Richard Kennedy is acting director of the Center for Folklife and Cultural Heritage. He also continues to serve as deputy director, a post he has held since 1994. In his dual role as acting director and deputy director, he is responsible for the development and management of programmatic and administrative plans, including the Smithsonian's annual Folklife Festival Program, produced since 1967; Smithsonian Folkways Recordings and its digital Web site "Smithsonian Global Sound"; the Ralph Rinzler Archives, a documentary collection of traditional culture from across the United States and around the world; and various research, educational and documentary activities.
He has curated nine major Festival programs, including Hawai'i, Indonesia, Thailand, the Philippines, Tibetan culture, the Silk Road, Oman and the Mekong River.
Before coming to the Smithsonian, he was associate director of the National Council for the Traditional Arts, where he produced the documentary film "Dance of Tears" about a refugee Cambodian dance troupe. The film received the "best documentary" award at the San Francisco Film Festival. For 12 years, he was chair of South Asian Area Studies at the U.S. State Department's Foreign Service Institute.
Kennedy currently serves as a board member of the Hoshyar Foundation. He also has been a member of such organizations as the Association of Asian Studies, Asia Society, American Folklore Society, American Association of Museums, American Association for State and Local History, American Anthropology Association, Council for Museum Anthropology and Halau Haloa.
He has written numerous articles and reviews, which have been published in such journals as Foreign Policy and the Journal of Asian Studies.

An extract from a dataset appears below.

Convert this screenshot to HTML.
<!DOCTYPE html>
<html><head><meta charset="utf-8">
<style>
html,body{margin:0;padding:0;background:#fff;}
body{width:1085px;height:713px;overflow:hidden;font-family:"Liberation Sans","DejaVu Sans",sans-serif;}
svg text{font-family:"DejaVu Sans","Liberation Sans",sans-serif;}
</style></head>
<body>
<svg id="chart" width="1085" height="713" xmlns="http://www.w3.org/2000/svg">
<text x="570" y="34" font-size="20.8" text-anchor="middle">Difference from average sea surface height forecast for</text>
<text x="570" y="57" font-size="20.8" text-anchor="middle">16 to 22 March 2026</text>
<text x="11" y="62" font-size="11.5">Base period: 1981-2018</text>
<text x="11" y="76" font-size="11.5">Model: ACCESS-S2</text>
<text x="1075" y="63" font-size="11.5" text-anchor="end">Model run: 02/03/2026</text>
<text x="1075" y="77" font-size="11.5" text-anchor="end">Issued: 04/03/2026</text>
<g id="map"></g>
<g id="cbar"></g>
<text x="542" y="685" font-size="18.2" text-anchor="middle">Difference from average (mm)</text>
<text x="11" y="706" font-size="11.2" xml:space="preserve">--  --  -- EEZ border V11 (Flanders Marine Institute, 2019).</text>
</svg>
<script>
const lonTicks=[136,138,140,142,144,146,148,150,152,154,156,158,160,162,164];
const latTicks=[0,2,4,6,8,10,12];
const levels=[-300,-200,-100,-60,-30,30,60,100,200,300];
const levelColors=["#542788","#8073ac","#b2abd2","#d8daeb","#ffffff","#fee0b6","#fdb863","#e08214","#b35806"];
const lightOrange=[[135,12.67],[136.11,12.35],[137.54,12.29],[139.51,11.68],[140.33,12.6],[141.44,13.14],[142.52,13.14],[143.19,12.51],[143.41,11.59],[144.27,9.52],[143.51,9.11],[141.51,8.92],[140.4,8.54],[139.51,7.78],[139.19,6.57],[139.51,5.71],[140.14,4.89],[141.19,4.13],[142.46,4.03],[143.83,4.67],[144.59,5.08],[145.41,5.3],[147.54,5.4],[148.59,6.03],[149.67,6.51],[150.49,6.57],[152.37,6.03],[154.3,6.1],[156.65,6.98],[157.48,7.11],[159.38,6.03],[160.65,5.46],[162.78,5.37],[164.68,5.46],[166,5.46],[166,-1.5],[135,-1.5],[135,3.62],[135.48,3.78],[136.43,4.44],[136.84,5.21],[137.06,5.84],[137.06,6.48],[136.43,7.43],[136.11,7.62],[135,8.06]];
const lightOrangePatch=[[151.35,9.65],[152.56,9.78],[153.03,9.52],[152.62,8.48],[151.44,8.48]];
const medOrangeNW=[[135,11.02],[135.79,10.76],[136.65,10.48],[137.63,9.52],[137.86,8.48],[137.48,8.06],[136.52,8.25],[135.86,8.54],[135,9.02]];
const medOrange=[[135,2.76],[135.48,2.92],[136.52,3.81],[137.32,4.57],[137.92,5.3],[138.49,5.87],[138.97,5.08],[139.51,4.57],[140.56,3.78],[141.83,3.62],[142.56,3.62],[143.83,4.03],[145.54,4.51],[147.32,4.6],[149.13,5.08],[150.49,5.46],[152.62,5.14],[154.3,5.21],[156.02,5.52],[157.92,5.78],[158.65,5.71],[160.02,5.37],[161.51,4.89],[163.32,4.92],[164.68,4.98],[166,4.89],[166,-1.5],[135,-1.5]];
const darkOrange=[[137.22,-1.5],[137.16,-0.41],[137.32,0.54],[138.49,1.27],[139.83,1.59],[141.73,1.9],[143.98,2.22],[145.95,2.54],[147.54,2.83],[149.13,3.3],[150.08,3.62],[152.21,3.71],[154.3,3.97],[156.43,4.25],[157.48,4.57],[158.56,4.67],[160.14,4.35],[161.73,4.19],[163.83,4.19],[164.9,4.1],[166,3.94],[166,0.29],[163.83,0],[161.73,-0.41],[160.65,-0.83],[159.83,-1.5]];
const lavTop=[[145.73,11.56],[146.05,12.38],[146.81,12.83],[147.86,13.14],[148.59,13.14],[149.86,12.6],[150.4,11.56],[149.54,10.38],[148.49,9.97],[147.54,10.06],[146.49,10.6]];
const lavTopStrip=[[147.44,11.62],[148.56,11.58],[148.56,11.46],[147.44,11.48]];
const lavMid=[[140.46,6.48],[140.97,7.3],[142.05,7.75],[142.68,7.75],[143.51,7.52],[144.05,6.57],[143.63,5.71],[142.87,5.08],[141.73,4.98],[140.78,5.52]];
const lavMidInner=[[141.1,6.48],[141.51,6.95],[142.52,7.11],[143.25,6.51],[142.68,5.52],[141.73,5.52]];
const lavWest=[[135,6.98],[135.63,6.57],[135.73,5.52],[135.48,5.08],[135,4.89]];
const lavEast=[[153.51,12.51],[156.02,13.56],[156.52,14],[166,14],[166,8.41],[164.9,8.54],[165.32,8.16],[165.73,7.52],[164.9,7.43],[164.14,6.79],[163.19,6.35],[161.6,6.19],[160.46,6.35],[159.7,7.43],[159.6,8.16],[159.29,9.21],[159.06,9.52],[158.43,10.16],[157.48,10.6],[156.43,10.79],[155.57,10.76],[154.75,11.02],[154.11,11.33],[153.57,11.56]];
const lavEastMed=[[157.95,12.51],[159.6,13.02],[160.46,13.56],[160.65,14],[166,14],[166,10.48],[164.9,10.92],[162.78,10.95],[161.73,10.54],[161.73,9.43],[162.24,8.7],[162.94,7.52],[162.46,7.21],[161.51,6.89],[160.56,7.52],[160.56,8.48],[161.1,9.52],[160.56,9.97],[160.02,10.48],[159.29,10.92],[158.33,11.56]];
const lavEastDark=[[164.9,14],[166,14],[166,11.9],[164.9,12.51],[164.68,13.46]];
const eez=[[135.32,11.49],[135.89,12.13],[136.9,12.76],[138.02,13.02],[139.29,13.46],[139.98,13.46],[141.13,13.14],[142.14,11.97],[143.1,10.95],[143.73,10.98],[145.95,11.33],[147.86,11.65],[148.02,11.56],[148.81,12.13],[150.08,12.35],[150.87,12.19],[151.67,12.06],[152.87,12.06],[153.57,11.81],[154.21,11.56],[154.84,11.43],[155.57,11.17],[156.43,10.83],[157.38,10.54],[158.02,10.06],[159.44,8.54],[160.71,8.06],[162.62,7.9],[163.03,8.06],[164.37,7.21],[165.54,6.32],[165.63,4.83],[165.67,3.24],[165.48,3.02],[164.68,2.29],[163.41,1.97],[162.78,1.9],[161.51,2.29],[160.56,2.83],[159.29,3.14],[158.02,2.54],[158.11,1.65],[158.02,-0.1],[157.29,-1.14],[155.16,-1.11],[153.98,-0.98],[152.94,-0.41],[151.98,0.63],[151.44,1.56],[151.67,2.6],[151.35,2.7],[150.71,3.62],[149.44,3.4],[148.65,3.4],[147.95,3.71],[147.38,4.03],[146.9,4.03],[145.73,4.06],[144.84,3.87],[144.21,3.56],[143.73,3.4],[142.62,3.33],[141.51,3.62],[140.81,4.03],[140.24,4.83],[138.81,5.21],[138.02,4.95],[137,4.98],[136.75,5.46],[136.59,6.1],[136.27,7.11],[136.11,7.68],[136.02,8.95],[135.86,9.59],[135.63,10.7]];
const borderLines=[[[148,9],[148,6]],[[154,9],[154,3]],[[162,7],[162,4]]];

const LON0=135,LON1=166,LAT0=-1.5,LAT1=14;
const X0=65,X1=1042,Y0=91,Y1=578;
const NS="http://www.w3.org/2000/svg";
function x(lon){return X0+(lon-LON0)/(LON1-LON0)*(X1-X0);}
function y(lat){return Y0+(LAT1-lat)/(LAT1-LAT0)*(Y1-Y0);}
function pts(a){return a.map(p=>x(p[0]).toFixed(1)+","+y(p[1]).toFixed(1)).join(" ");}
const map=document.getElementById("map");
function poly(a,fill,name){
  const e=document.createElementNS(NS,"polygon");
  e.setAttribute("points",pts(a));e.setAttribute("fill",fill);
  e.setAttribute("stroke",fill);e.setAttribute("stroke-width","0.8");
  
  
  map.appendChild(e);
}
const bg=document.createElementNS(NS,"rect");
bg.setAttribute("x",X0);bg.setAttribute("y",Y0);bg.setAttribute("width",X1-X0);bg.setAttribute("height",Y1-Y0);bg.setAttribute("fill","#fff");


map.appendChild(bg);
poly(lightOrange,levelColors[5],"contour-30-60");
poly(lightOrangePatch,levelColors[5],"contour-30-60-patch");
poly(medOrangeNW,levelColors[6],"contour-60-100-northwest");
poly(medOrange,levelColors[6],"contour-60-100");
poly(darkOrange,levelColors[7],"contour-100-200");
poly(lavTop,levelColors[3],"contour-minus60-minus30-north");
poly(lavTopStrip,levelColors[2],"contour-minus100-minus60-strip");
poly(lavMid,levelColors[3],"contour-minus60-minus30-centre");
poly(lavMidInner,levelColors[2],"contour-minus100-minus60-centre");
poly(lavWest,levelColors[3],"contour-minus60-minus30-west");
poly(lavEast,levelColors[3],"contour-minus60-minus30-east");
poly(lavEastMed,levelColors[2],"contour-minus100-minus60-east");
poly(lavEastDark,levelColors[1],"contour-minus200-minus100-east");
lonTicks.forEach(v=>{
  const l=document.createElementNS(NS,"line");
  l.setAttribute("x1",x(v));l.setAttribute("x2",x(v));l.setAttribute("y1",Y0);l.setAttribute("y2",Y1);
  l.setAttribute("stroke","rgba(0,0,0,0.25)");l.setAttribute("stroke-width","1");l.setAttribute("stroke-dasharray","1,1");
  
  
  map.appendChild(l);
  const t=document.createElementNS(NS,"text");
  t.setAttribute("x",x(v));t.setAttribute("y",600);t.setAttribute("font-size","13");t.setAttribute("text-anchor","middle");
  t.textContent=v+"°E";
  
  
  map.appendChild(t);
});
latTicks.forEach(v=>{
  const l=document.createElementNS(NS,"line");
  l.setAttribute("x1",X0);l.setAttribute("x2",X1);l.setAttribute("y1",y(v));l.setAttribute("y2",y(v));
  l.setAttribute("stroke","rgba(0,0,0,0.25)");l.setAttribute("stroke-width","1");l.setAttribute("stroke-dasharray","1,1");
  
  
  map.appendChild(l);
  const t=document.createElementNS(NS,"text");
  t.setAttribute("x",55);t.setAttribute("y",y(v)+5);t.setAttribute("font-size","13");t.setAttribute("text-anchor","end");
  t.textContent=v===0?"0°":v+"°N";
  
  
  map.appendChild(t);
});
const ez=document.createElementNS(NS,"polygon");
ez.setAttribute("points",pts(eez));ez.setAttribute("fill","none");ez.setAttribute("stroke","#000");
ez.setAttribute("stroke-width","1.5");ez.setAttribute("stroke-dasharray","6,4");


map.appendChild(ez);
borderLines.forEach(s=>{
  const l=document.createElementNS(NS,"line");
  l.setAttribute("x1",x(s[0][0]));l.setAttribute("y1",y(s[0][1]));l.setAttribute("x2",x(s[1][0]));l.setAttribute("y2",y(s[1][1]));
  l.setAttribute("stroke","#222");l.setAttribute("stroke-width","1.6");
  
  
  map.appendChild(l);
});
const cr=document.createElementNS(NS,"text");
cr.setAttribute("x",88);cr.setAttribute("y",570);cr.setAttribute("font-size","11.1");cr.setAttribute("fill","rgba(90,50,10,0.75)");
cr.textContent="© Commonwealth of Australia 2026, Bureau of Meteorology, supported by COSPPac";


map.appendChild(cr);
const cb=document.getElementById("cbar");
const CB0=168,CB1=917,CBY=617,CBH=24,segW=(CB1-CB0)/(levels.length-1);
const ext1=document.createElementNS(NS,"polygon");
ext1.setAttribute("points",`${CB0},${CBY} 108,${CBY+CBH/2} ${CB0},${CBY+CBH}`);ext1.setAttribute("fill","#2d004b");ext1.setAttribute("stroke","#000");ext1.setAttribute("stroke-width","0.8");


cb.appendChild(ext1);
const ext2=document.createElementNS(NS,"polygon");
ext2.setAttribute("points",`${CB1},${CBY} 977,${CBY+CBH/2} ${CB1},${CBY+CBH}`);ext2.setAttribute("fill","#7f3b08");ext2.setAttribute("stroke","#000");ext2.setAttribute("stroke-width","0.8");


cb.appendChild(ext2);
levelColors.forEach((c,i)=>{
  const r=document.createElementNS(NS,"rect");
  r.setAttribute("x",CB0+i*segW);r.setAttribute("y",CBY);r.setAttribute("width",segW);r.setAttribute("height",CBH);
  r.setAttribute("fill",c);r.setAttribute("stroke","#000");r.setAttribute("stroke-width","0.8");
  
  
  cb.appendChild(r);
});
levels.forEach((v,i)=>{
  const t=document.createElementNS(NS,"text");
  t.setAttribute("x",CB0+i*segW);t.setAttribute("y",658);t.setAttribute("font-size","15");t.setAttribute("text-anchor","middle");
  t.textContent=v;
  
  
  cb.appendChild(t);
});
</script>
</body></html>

Kennedy received a bachelor's degree in East Asia and Religious Studies from the University of California, Santa Barbara (1968); he earned his master's degree (1974) and doctorate degree (1980) in South and Southeast Asian Studies from the University of California, Berkeley. He taught courses at the Berkeley and Santa Cruz campuses of the University and has lectured widely on Asian culture. He also has consulted for the National Endowment for the Arts, the National Endowment for the Humanities, the Department of State, the United States Information Agency and various arts and humanities councils. In May 2007, he received an honorary doctorate from Connecticut College.